具体而言,如采用口头形式通知,则在解除权人亲自发至相对人或相对人授权的第三人时视为已到达;如采用书面形式通知,则在送到收件人的营业地或通讯地址时视为已到达[5]。需注意的是如采用数据电文的形式通知,若收件人指定系统接受数据电文的,该数据电文进入该特定系统的时间视为到达时间。若未指定特定系统,该数据电文进入收件人的任何系统的首次时间视为到达时间。此外,相对人可以亲自接受通知,也可授权第三人接受通知,因而通知到达享有代理权的代理人时也应视为到达;如采用诉讼形式通知,则法院将起诉状副本送达相对人的时间应为到达时间。

然而,在实践中还可出现相对人因不愿解除合同而改变住址及通信方式,使解除权人的解除通知无法送达对方的问题。在此种情况下,经公证机关公证后,如果解除权人将解除通知邮寄至签订合同时相对人所留地址或按相对人签订合同时所留的通信方式发送通知并到达,就应视为解除通知已经送达相对人。因此,本文认为《合同法》可以就此部分内容加以修改和补充,可规定当合同当事人改变住址及通信方式时应当及时通知对方,如果不通知对方而致解除权人无法通知时应承担一定的法律责任,解除权人可以通过在报刊杂志上刊登启事的方式来完成通知行为。亦可明确规定,解除权人可以请求人民法院向对方送达解除通知等。这样可以有效遏制一方当事人在出现合同的解除事由时,为逃避对自己不利的法律后果而故意改变住址或者通信方式的行为,以便督促相对人积极承担其应当承担的责任。

3 结 论

通过以上分析可知,在我国《合同法》未对合同解除权的行使方式做出明确规定的情况下,在理论和实践中的确容易产生各种分歧。本文在研究和总结相关理论和学者观点的基础上,结合司法实践对合同解除权行使方式所涉及的通知方式和送达时间问题进一步明确和诠释。认为通知为合同解除权的行使方式;通知的方式应包括口头形式、书面形式(公告、声明、登报启事等形式一般情况下不应通知所采用的书面方式)和诉讼形式;通知到达时间的确定应根据通知方式的不同予以区别确定,特别提出在当事人不愿解除合同而改变住址及通信方式,使解除权人的解除通知无法送达对方的问题的处理建议。

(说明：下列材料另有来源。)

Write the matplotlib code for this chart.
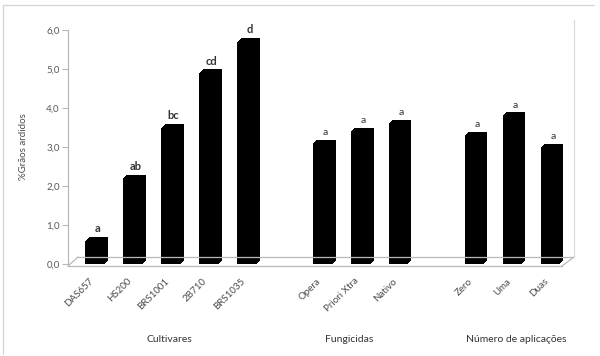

[1]汪张林,杜凯.论合同解除权的行使[J].西南政法大学学报,2005,7(1):105-109.

[2]薛文成.论合同解除及合同解除权的行使[J].东方法学,2008(1):152-160.

[3]蒋亚非.论合同解除权的行使及其法律后果[J].常熟理工学院学报:哲学社会科学,2008(9):72-76.

[4]李晓艳.合同解除权行使的若干争议问题[J].山西省政法管理干部学院学报,2009(2):80-82.

[5]赵海洋,张洁.论合同约定解除权的行使[J].公民与法,2011(1):49-51.